**Problem details:** Set down, please, exactly the lines below that run from the line with "Reproduce this chart" to the line with "const freqGHz: number[]", both lines included.

**Given data:**
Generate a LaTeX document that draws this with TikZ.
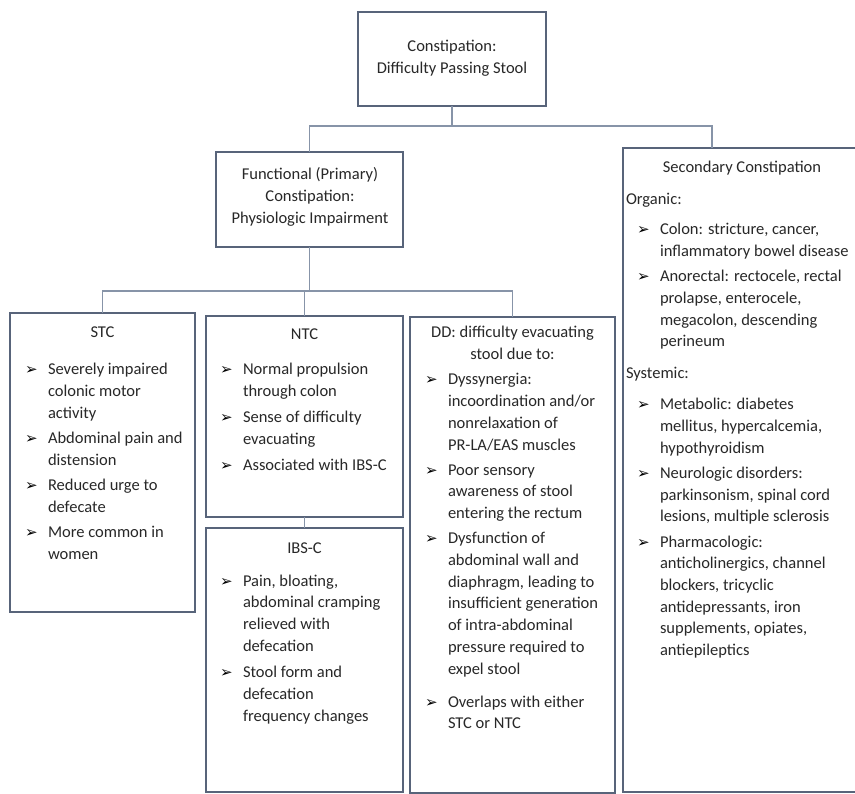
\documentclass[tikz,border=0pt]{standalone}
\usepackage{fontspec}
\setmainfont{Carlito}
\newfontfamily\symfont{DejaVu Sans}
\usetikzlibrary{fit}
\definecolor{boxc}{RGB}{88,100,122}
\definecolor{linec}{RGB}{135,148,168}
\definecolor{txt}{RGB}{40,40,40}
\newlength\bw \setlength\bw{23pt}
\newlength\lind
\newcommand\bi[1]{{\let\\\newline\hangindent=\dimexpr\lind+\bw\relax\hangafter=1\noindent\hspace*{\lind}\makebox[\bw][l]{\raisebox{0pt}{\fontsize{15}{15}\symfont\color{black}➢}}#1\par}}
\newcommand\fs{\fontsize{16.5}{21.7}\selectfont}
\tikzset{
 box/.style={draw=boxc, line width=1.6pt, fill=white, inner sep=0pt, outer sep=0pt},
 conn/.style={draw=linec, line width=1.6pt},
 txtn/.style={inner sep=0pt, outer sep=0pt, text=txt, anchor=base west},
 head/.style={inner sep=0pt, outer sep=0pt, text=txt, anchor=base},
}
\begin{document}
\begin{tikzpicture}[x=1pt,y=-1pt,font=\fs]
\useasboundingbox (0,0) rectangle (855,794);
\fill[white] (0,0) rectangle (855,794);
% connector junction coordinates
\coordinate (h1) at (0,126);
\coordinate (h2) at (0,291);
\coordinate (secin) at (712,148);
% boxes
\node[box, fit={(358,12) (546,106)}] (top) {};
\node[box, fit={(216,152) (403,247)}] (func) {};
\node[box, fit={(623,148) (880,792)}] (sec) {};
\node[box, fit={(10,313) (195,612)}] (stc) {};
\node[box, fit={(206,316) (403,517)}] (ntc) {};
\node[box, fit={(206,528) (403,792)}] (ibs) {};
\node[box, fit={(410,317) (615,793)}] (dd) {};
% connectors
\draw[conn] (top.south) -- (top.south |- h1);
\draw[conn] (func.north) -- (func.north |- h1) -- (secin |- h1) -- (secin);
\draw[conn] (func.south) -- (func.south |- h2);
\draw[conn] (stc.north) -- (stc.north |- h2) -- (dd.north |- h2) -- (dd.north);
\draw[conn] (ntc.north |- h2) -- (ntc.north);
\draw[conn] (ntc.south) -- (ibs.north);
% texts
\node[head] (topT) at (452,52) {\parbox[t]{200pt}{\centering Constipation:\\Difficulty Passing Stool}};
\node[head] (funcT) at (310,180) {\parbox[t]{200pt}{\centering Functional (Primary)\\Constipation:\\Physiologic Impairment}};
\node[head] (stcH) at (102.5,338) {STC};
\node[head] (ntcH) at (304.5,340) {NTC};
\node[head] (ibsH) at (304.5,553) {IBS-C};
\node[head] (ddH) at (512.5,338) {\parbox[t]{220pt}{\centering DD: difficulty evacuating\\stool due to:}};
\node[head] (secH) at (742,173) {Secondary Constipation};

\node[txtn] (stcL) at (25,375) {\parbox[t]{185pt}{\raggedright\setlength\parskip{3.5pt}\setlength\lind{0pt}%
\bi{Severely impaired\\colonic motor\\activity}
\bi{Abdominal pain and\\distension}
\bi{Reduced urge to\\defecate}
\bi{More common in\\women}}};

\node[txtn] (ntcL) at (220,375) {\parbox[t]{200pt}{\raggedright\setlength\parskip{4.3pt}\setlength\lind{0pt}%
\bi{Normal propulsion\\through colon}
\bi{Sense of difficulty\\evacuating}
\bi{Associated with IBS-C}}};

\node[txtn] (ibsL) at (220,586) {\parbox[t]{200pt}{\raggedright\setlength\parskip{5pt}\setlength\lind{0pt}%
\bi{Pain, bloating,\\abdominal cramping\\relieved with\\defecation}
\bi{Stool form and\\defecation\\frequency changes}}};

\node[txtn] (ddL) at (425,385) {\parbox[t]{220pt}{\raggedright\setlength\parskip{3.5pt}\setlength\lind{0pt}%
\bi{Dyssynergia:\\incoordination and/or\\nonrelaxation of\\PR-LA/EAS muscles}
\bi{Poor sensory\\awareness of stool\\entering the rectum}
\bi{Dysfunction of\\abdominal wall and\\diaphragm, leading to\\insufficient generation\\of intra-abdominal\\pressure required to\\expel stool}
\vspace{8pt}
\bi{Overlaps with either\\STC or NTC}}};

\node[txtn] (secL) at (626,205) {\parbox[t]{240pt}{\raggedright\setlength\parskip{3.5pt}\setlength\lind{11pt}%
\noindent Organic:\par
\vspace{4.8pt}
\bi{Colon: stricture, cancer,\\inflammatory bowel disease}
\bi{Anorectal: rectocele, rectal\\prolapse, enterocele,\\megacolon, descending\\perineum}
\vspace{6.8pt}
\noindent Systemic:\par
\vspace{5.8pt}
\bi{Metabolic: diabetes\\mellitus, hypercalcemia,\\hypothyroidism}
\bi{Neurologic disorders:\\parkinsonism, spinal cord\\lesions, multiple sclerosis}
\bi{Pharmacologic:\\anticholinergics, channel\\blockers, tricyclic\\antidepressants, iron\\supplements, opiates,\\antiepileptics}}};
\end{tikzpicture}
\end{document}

--

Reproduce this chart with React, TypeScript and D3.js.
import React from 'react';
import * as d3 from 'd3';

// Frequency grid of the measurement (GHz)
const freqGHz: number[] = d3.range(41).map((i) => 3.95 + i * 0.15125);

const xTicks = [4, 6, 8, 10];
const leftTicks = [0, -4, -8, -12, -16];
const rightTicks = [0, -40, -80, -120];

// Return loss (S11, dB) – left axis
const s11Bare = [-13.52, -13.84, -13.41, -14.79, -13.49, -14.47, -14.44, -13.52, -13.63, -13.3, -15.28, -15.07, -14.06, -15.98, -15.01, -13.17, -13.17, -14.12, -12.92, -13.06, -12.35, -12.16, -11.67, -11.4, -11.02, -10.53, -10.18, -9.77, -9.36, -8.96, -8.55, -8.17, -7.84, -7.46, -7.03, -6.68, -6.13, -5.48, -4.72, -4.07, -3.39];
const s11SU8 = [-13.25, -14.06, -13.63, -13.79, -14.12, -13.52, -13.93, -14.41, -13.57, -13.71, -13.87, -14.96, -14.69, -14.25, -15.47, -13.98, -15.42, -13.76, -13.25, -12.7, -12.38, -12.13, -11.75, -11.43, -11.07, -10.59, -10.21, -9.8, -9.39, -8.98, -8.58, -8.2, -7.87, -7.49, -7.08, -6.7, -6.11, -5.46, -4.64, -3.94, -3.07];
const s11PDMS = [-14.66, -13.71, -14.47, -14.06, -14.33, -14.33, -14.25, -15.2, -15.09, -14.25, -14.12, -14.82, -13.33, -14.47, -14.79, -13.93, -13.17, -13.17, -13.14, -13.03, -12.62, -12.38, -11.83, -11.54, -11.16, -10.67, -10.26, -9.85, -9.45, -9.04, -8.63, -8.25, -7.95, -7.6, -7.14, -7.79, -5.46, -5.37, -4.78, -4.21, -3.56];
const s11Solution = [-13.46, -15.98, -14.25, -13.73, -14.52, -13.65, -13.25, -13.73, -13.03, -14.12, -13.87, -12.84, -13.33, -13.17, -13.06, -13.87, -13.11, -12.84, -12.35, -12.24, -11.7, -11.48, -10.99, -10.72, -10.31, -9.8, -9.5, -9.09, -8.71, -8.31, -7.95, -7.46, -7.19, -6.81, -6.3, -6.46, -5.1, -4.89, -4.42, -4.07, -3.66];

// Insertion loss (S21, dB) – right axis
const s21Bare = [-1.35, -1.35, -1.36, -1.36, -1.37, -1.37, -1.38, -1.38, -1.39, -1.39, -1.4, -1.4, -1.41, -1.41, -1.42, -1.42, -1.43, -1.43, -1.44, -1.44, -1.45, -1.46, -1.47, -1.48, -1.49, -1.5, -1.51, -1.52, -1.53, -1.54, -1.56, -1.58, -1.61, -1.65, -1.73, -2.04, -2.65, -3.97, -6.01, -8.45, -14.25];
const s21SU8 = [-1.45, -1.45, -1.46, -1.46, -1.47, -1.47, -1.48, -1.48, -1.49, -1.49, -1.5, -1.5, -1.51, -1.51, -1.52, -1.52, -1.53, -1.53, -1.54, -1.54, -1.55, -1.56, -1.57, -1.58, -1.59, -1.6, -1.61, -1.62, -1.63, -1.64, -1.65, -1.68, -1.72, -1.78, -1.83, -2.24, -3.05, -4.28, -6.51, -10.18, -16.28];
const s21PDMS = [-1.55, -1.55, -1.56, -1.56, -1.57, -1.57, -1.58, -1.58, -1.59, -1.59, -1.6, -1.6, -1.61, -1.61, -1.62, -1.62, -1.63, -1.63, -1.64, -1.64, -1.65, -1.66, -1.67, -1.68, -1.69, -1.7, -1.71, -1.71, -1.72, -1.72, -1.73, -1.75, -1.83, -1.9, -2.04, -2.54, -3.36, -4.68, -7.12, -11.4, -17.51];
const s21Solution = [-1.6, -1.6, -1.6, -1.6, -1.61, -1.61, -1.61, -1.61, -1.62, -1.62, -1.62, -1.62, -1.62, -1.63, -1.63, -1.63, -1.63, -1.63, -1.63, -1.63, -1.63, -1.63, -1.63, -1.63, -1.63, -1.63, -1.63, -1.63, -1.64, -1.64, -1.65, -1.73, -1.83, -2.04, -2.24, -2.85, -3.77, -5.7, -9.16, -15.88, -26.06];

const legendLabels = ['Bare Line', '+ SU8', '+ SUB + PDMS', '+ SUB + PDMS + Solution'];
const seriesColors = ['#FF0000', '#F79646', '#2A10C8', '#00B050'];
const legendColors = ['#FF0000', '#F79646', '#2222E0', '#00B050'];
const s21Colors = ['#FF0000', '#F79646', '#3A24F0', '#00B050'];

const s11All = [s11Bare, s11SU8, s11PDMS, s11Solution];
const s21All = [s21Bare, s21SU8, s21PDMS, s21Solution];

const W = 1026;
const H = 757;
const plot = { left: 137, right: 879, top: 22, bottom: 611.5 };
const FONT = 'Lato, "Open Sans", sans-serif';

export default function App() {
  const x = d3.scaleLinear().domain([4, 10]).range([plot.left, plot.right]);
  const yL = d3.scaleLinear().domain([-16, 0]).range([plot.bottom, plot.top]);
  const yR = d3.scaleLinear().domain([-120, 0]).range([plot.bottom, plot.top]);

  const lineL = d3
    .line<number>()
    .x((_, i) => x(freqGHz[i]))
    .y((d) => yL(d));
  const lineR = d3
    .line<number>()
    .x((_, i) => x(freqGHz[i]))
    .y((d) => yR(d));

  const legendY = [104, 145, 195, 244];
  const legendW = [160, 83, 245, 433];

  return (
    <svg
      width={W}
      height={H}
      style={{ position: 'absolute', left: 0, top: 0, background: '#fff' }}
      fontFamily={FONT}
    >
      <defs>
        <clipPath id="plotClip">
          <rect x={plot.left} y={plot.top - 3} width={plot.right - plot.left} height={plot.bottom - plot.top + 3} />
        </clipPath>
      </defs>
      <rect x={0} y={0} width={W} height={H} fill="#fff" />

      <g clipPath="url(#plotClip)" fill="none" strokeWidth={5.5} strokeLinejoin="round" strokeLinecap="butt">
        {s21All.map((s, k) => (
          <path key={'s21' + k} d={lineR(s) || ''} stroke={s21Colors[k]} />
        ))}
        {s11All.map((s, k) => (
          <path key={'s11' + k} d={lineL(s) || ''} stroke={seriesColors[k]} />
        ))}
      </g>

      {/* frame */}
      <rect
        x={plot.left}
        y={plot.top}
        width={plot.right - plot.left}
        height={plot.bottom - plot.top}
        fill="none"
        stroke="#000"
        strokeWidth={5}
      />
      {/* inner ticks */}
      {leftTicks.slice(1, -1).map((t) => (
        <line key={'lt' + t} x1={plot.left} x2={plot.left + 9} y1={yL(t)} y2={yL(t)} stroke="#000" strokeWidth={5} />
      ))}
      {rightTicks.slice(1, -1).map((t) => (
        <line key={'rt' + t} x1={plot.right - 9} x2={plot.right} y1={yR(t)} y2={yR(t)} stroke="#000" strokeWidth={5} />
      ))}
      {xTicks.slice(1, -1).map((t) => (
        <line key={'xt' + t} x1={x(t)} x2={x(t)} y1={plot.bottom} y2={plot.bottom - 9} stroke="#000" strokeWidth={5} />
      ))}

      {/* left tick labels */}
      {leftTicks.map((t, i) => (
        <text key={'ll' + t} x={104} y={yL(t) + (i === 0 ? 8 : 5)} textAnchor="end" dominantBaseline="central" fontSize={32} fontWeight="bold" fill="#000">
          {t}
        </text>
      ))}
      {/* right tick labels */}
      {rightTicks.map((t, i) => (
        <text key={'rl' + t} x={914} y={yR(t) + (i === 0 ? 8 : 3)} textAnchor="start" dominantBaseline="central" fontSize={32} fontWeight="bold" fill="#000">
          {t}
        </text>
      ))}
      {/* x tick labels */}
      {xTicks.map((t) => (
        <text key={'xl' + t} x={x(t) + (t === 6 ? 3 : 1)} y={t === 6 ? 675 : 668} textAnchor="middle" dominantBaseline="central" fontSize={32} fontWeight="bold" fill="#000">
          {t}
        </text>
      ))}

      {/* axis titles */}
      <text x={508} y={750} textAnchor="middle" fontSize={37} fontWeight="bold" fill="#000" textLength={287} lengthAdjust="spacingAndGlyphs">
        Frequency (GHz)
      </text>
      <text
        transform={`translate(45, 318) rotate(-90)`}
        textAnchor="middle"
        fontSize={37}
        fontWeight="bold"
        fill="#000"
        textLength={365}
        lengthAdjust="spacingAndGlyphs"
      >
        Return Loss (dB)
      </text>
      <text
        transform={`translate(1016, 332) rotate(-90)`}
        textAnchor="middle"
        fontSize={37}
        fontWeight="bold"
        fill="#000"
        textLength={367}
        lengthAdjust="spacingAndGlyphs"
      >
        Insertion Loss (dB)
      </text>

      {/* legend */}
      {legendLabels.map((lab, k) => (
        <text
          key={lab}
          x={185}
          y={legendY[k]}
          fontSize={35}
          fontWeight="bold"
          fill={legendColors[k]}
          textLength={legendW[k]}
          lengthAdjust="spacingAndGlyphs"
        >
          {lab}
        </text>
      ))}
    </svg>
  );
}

**Correct result:**
Reproduce this chart with React, TypeScript and D3.js.
import React from 'react';
import * as d3 from 'd3';

// Frequency grid of the measurement (GHz)
const freqGHz: number[] = d3.range(41).map((i) => 3.95 + i * 0.15125);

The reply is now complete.